Argentina is using its spell in charge of the UN Security Council to flex its muscles on the Falkland Islands rift with Britain.
Argentinian president Cristina Kirchner squeezed her country's claims on the Atlantic islands into a debate about UN relations with small organisations.
Kirchner recalled that the UN General Assembly passed a resolution in 1964 urging Britain and Argentina to hold negotiations over sovereign of the islands, which Britain has ruled since 1833.
Kirchner demanded action from the United Nations to deliver the Falklands into Argentina's hands, insisting her South American country's claim was "not fanciful".
A referendum earlier this year on the islands saw residents reject Argentina in favour of the United Kingdom by an overwhelming vote of 99.8%.
Kirchner's claims were rejected by British ambassador Lyall Grant who was present when she delivered her argument to the UN.
Addressing the Security Council, Kirchner said it was an 'obligation' to Argentina.
"This is not a fanciful stance. We simply want the United Nations resolution to be enforced and for our two countries to sit down and discuss this," she said.
"One can have discordant opinions about something that has not been resolved by the United Nations, but when this body that covers us all, that we are all signatories of, whose resolutions we have all committed to respect, issues a resolution through its General Assembly, this body's maximum organ, it is not a matter of discordant opinions.
"We are before a UN resolution. Are we ready to fulfil what we're obligated to do or not?"

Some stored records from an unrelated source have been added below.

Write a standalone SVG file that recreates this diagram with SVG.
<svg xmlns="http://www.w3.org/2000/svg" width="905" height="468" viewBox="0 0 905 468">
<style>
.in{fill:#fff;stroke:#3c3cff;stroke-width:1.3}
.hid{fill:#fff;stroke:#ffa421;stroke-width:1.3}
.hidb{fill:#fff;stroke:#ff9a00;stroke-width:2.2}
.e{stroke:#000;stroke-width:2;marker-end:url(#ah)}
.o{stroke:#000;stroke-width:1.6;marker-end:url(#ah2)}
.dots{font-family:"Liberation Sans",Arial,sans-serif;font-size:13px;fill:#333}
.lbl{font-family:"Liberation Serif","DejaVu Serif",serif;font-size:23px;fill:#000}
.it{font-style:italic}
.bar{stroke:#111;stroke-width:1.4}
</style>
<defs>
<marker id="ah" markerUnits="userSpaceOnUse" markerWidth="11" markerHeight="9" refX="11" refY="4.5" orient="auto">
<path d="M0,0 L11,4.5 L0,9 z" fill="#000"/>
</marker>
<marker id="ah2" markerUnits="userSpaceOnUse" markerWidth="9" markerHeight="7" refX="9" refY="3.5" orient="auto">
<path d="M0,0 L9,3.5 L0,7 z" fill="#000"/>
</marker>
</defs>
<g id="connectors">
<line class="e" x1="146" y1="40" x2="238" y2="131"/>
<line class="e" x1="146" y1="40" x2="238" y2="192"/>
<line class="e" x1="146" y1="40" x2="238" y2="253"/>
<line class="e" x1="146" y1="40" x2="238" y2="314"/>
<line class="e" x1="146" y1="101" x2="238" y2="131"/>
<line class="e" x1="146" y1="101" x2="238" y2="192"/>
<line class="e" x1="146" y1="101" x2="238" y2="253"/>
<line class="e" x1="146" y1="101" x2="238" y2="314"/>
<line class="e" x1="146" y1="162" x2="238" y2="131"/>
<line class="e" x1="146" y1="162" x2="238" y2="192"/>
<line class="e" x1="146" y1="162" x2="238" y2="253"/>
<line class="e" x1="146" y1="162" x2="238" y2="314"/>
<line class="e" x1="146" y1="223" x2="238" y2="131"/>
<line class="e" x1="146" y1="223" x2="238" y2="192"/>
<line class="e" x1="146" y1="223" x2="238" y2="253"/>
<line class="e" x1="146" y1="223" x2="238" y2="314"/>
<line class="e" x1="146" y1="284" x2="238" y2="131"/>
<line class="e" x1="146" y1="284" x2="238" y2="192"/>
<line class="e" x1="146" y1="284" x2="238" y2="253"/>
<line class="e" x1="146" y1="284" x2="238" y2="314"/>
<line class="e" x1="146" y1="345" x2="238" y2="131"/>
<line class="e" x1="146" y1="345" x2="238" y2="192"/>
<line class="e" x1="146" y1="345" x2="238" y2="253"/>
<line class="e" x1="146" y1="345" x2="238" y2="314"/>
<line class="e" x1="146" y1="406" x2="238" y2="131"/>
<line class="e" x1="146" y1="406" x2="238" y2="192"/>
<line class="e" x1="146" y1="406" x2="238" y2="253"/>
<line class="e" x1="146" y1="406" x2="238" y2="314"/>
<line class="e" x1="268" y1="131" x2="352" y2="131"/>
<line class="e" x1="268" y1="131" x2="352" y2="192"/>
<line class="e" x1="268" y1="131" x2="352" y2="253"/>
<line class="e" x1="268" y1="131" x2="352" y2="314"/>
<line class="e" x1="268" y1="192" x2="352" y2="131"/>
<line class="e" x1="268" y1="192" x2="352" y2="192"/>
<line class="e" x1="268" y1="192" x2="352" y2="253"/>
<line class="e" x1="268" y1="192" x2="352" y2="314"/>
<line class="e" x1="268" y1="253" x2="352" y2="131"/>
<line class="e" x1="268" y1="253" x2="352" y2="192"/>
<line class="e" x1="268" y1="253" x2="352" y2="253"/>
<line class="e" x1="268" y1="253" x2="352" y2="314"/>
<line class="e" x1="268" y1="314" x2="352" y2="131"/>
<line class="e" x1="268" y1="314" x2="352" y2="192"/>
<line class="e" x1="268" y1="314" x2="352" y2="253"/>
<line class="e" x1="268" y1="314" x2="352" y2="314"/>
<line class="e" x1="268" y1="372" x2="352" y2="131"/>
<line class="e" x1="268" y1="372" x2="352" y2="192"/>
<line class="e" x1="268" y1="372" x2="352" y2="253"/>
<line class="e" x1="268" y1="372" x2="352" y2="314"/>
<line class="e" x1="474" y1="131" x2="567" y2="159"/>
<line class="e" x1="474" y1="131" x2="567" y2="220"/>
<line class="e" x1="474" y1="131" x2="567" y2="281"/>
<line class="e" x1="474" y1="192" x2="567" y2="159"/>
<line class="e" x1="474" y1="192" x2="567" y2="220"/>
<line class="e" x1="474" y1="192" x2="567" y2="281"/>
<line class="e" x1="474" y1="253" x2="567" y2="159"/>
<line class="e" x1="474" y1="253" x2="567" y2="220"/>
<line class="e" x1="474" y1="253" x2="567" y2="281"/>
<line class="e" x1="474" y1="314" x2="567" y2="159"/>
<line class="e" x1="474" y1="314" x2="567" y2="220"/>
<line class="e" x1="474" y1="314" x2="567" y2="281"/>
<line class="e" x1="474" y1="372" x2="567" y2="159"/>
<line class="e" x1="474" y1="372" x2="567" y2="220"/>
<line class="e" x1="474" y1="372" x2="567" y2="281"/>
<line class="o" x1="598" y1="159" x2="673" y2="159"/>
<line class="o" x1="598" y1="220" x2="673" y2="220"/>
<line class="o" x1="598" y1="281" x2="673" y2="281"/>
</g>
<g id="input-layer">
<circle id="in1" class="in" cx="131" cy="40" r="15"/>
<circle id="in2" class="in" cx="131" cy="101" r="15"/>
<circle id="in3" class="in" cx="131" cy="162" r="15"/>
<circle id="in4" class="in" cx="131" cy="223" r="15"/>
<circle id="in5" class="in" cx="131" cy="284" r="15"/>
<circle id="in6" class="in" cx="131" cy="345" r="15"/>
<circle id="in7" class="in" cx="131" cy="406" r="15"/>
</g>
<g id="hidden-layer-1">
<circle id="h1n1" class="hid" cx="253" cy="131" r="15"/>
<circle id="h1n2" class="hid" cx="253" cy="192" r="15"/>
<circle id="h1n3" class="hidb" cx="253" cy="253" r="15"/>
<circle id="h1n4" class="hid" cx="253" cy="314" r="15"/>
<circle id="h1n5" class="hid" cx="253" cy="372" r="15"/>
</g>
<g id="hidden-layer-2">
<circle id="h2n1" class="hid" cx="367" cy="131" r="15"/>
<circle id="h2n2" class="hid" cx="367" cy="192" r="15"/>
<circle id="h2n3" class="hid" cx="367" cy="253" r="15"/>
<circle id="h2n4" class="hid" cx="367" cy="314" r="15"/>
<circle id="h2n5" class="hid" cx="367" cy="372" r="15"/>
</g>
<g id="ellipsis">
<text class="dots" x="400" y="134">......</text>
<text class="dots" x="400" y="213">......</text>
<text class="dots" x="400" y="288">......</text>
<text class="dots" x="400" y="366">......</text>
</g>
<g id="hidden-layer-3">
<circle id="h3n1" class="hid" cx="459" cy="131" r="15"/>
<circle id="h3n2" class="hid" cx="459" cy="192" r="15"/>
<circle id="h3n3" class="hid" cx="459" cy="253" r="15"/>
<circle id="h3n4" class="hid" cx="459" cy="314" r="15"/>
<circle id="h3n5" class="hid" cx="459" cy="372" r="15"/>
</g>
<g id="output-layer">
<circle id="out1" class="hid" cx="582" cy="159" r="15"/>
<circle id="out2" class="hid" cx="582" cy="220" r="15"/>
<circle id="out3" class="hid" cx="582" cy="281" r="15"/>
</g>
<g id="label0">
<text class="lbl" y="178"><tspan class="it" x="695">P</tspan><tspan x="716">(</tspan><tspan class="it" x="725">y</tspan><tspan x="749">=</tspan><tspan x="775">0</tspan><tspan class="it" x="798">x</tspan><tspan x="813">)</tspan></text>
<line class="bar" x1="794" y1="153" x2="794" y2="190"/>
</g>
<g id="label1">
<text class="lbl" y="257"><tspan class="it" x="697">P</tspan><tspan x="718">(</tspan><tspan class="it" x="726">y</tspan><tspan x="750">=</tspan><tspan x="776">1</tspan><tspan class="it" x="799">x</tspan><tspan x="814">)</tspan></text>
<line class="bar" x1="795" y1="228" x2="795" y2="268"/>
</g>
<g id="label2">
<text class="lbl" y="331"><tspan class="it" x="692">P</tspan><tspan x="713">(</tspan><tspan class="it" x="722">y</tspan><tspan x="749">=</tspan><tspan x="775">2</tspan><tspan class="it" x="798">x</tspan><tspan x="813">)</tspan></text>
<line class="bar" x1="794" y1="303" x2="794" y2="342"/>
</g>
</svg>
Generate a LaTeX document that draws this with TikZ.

When Falklanders rejected Argentina in March, a high-ranking official in Buenos Aires hit back by saying it was not important what the opinion of people living on the island was.
Ambassador Grant replied to Kirchner's volley by citing the Falkland islanders' unanimous rejection of Argentina at the polls.
"The views of the people of the Falkland Islands cannot be dismissed. There can be no discussion on the sovereignty of the islands unless and until the islanders so wish," Lyall Grant said.
"They made their views unequivocally clear in the referendum in March when they voted overwhelmingly to remain a UK overseas territory," he told the Council.
"The United Kingdom fully respects all its obligations and responsibilities as a member of the United Nations. The principle of self-determination on which our position on the Falkland Islands is based is enshrined in the UN Charter."